„Das deutsche Volk“ im Kino: Alleingelassen in tiefer Trauer

„Das deutsche Volk“ ist ein erschütternder Dokumentarfilm über die Angehörigen und die Überlebenden nach den rassistischen Morden von Hanau, über ihr Alleingelassenwerden durch die deutsche Mehrheitsgesellschaft und durch die Behörden.
Neun junge Menschen wurden in der Nacht des 19. Februar 2020 von einem Rassisten in Hanau ermordet. Was die Überlebenden und Angehörigen in der Folge erdulden mussten, ist genauso Thema des Dokumentarfilms „Das deutsche Volk“ wie ihr Engagement bei der Aufklärung der Hintergründe dieser grausamen Morde. Marcin Wierzchowski hat einen so einfühlsamen wie ergreifenden, vor allem aber kritischen Film gedreht, der die Fehler der Behörden – von einfachen Versäumnissen verschiedener Ämter über haarsträumbende Fehler bei den Ermittlungen bis hin zur mangelhaften Umsetzung des Gedenkens im öffentlichen Raum Hanaus – aufdeckt, ohne dabei aktionistisch zu werden.
Immer ist da der unheilbare Schmerz: Ob nun Said Etris Hashemi erzählt, der schwer verletzt neben seinem sterbenden Bruder in der Arena-Bar lag, als der Attentäter dort fast alle Jugendliche erschoss; ob Piter Minnemann davon erzählt, wie seine vier Freunde in der Bar sterben, während er überhaupt nicht getroffen wird und nicht weiß, warum; oder ob Emiş Gürbüz ihrer Verbitterung freien Lauf lässt, weil sie glaubt, dass die Ermordung ihres Sohnes in der Bar vermeidbar war.

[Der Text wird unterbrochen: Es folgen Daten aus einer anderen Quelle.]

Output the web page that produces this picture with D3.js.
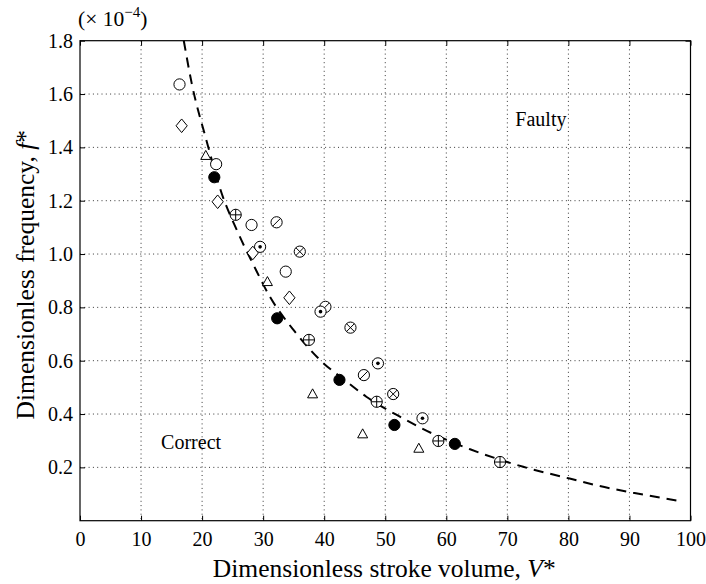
<!DOCTYPE html>
<html>
<head>
<meta charset="utf-8">
<script src="https://cdn.jsdelivr.net/npm/d3@7"></script>
<style>
  body { margin: 0; background: #fff; }
  svg { display: block; }
  text { font-family: "Liberation Serif", "Times New Roman", serif; fill: #000; }
</style>
</head>
<body>
<div id="chart"></div>
<script>
// axis ticks
const xTicks = [0, 10, 20, 30, 40, 50, 60, 70, 80, 90, 100];
const yTicks = [0.2, 0.4, 0.6, 0.8, 1.0, 1.2, 1.4, 1.6, 1.8];

// measured points, [V*, f* (x 1e-4)]
const openCircles = [[16.3, 1.636], [22.3, 1.337], [28.1, 1.109], [33.7, 0.934]];
const diamonds = [[16.65, 1.481], [22.55, 1.196], [28.3, 1.004], [34.3, 0.836]];
const triangles = [[20.6, 1.369], [30.7, 0.896], [38.1, 0.475], [46.3, 0.325], [55.5, 0.271]];
const filledCircles = [[22.0, 1.288], [32.3, 0.759], [42.5, 0.528], [51.5, 0.359], [61.4, 0.288]];
const circlePlus = [[25.5, 1.147], [37.5, 0.678], [48.6, 0.446], [58.7, 0.299], [68.8, 0.220]];
const circleSlash = [[32.2, 1.119], [40.2, 0.802], [46.5, 0.546]];
const circleDot = [[29.5, 1.027], [39.4, 0.784], [48.8, 0.590], [56.1, 0.384]];
const circleCross = [[36.0, 1.009], [44.3, 0.724], [51.3, 0.475]];

// boundary curve
const boundaryV = [17.0, 18.3, 20.7, 23.2, 25.8, 28.4, 31.1, 35.2, 39.3, 43.7, 46.9, 52.4, 57.9, 63.9, 72.6, 80.2, 85.1, 90.6, 98.2];
const boundaryF = [1.80, 1.64, 1.427, 1.228, 1.084, 0.96, 0.84, 0.709, 0.603, 0.521, 0.465, 0.39, 0.325, 0.268, 0.202, 0.158, 0.13, 0.105, 0.074];

const W = 706, H = 584;
const margin = { top: 40.7, right: 15.5, bottom: 63.3, left: 80 };
const width = W - margin.left - margin.right;
const height = H - margin.top - margin.bottom;
const serif = '"Liberation Serif", "Times New Roman", serif';

const svg = d3.select('#chart').append('svg')
  .attr('width', W)
  .attr('height', H)
  .attr('font-family', serif);

const g = svg.append('g')
  .attr('transform', `translate(${margin.left},${margin.top})`);

const x = d3.scaleLinear().domain([0, 100]).range([0, width]);
const y = d3.scaleLinear().domain([0, 1.8]).range([height, 0]);

// dotted grid
g.append('g')
  .selectAll('line')
  .data(xTicks.filter(d => d > 0 && d < 100))
  .join('line')
  .attr('x1', d => x(d)).attr('x2', d => x(d))
  .attr('y1', 0).attr('y2', height)
  .attr('stroke', '#000')
  .attr('stroke-width', 0.8)
  .attr('stroke-dasharray', '1,3.3');

g.append('g')
  .selectAll('line')
  .data(yTicks.filter(d => d < 1.8))
  .join('line')
  .attr('x1', 0).attr('x2', width)
  .attr('y1', d => y(d)).attr('y2', d => y(d))
  .attr('stroke', '#000')
  .attr('stroke-width', 0.8)
  .attr('stroke-dasharray', '1,3.3');

// axes with inward ticks
const tickLen = 5;
const fontSize = 20;

g.append('g')
  .attr('transform', `translate(0,${height})`)
  .call(d3.axisBottom(x).tickValues(xTicks).tickSize(-tickLen).tickPadding(11).tickFormat(d3.format('d')))
  .attr('font-family', serif)
  .attr('font-size', fontSize);
g.append('g')
  .call(d3.axisLeft(y).tickValues(yTicks).tickSize(-tickLen).tickPadding(7).tickFormat(d3.format('.1f')))
  .attr('font-family', serif)
  .attr('font-size', fontSize);
g.append('g')
  .call(d3.axisTop(x).tickValues(xTicks).tickSize(-tickLen).tickFormat(''));
g.append('g')
  .attr('transform', `translate(${width},0)`)
  .call(d3.axisRight(y).tickValues(yTicks).tickSize(-tickLen).tickFormat(''));

g.selectAll('.domain').remove();
g.selectAll('.tick line').attr('stroke', '#000').attr('stroke-width', 1);
g.selectAll('.tick text').attr('fill', '#000');

// frame
g.append('rect')
  .attr('width', width)
  .attr('height', height)
  .attr('fill', 'none')
  .attr('stroke', '#000')
  .attr('stroke-width', 1.2);

// boundary line
const curveData = boundaryV.map((v, i) => [v, boundaryF[i]]);
g.append('path')
  .datum(curveData)
  .attr('fill', 'none')
  .attr('stroke', '#000')
  .attr('stroke-width', 2)
  .attr('stroke-dasharray', '10,7')
  .attr('d', d3.line().x(d => x(d[0])).y(d => y(d[1])).curve(d3.curveMonotoneX));

// markers
const R = 5.6;
const addCircles = (data, fill, decorate) => {
  const m = g.append('g').selectAll('g')
    .data(data)
    .join('g')
    .attr('transform', d => `translate(${x(d[0])},${y(d[1])})`);
  m.append('circle')
    .attr('r', R)
    .attr('fill', fill)
    .attr('stroke', '#000')
    .attr('stroke-width', 1);
  if (decorate) decorate(m);
};

addCircles(openCircles, '#fff');
addCircles(filledCircles, '#000');
addCircles(circlePlus, '#fff', m => {
  m.append('path').attr('d', `M${-R},0H${R}M0,${-R}V${R}`).attr('stroke', '#000').attr('stroke-width', 1);
});
addCircles(circleCross, '#fff', m => {
  const k = R * 0.707;
  m.append('path').attr('d', `M${-k},${-k}L${k},${k}M${-k},${k}L${k},${-k}`).attr('stroke', '#000').attr('stroke-width', 1);
});
addCircles(circleSlash, '#fff', m => {
  const k = R * 0.707;
  m.append('path').attr('d', `M${-k},${k}L${k},${-k}`).attr('stroke', '#000').attr('stroke-width', 1);
});
addCircles(circleDot, '#fff', m => {
  m.append('circle').attr('r', 1.8).attr('fill', '#000');
});

// diamonds
g.append('g').selectAll('path')
  .data(diamonds)
  .join('path')
  .attr('transform', d => `translate(${x(d[0])},${y(d[1])})`)
  .attr('d', 'M0,-6.8L5.6,0L0,6.8L-5.6,0Z')
  .attr('fill', '#fff')
  .attr('stroke', '#000')
  .attr('stroke-width', 1);

// triangles
g.append('g').selectAll('path')
  .data(triangles)
  .join('path')
  .attr('transform', d => `translate(${x(d[0])},${y(d[1])})`)
  .attr('d', 'M0,-5.2L5,3.8L-5,3.8Z')
  .attr('fill', '#fff')
  .attr('stroke', '#000')
  .attr('stroke-width', 1);

// region labels
g.append('text')
  .attr('x', x(75.5))
  .attr('y', 126 - margin.top)
  .attr('text-anchor', 'middle')
  .attr('font-size', 20)
  .text('Faulty');
g.append('text')
  .attr('x', x(18.2))
  .attr('y', 449 - margin.top)
  .attr('text-anchor', 'middle')
  .attr('font-size', 20)
  .text('Correct');

// exponent note
const expo = svg.append('text')
  .attr('x', 78)
  .attr('y', 26)
  .attr('font-size', 21.5);
expo.append('tspan').text('(× 10');
expo.append('tspan').attr('dy', -9).attr('font-size', 15).text('−4');
expo.append('tspan').attr('dy', 9).text(')');

// axis titles
const xTitle = svg.append('text')
  .attr('x', margin.left + width / 2 - 1)
  .attr('y', 577)
  .attr('text-anchor', 'middle')
  .attr('font-size', 25.5);
xTitle.append('tspan').text('Dimensionless stroke volume, ');
xTitle.append('tspan').attr('font-style', 'italic').text('V');
xTitle.append('tspan').text('*');

const yTitle = svg.append('text')
  .attr('transform', `translate(34,${margin.top + height / 2 - 6}) rotate(-90)`)
  .attr('text-anchor', 'middle')
  .attr('font-size', 25.5);
yTitle.append('tspan').text('Dimensionless frequency, ');
yTitle.append('tspan').attr('font-style', 'italic').text('f');
yTitle.append('tspan').text('*');
</script>
</body>
</html>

Weitere Angehörige der Ermordeten haben wichtige Rollen in Marcin Wierzchowskis Film: Çetin Gültekin tut alles, um die Umstände bis ins letzte Detail zu erfahren, warum sein Bruder in dieser Nacht sterben musste; Armin Kurtovic möchte den Namen seines Sohnes Hamza auf keinem Denkmal stehen haben, so lange nicht alle Details der Mordnacht aufgedeckt wurden, und Niculescu Păun trauert nicht nur um seinen Sohn Vili-Viorel, der den Täter im Auto verfolgte und verzweifelt versuchte, die Polizei zu erreichen, ehe er vom Mörder erschossen wurde: Niculescu Păun möchte ebenfalls Gerechtigkeit in der Form, dass alle Umstände und Fehler aufgedeckt werden, die dazu führten, dass der Mörder seine Pläne umsetzen konnte.

Die Liste der massiven Vorwürfe gegenüber den Behörden ist lang: Der Notausgang der Arena-Bar, in der die meisten der Ermordeten sterben mussten, war seit langem verschlossen, doch auch nach der rassistischen Mordnacht gab es keine Ermittlung gegenüber den Behörden, erst Armin Kurtovics Strafanzeige lies die Staatsanwaltschaft aktiv werden. Doch es kommt noch schlimmer: Die Notrufnummer der Polizei in Hanau funktionierte nicht, es dauerte über eine Stunde, ehe Einsatzkräfte vor Ort erschienen. Schließlich noch der Supergau für den deutschen Staat: Das in dieser Nacht eingesetzte Sondereinsatzkomando der Polizei musste später aufgelöst werden, weil es von rechtsradikalen, rassistischen Polizisten durchsetzt war. Das zeigt der Film zwar deutlich, aber doch nebenbei, denn im Zentrum von „Das deutsche Volk“ stehen die Angehörigen der Ermordeten und die Überlebenden, im Zentrum steht mit ihnen aber auch ihr Alleingelassensein in der deutschen Gesellschaft – vor der Tat und erst recht nach der Mordnacht von Hanau, als es ihnen nicht gelingt, ein Denkmal an zentraler Stelle in Hanau durchzusetzen. Die Entgegnung aus der Stadt: Ein solches Denkmal könne man gegenüber der deutschen Bevölkerung Hanaus nicht durchsetzen.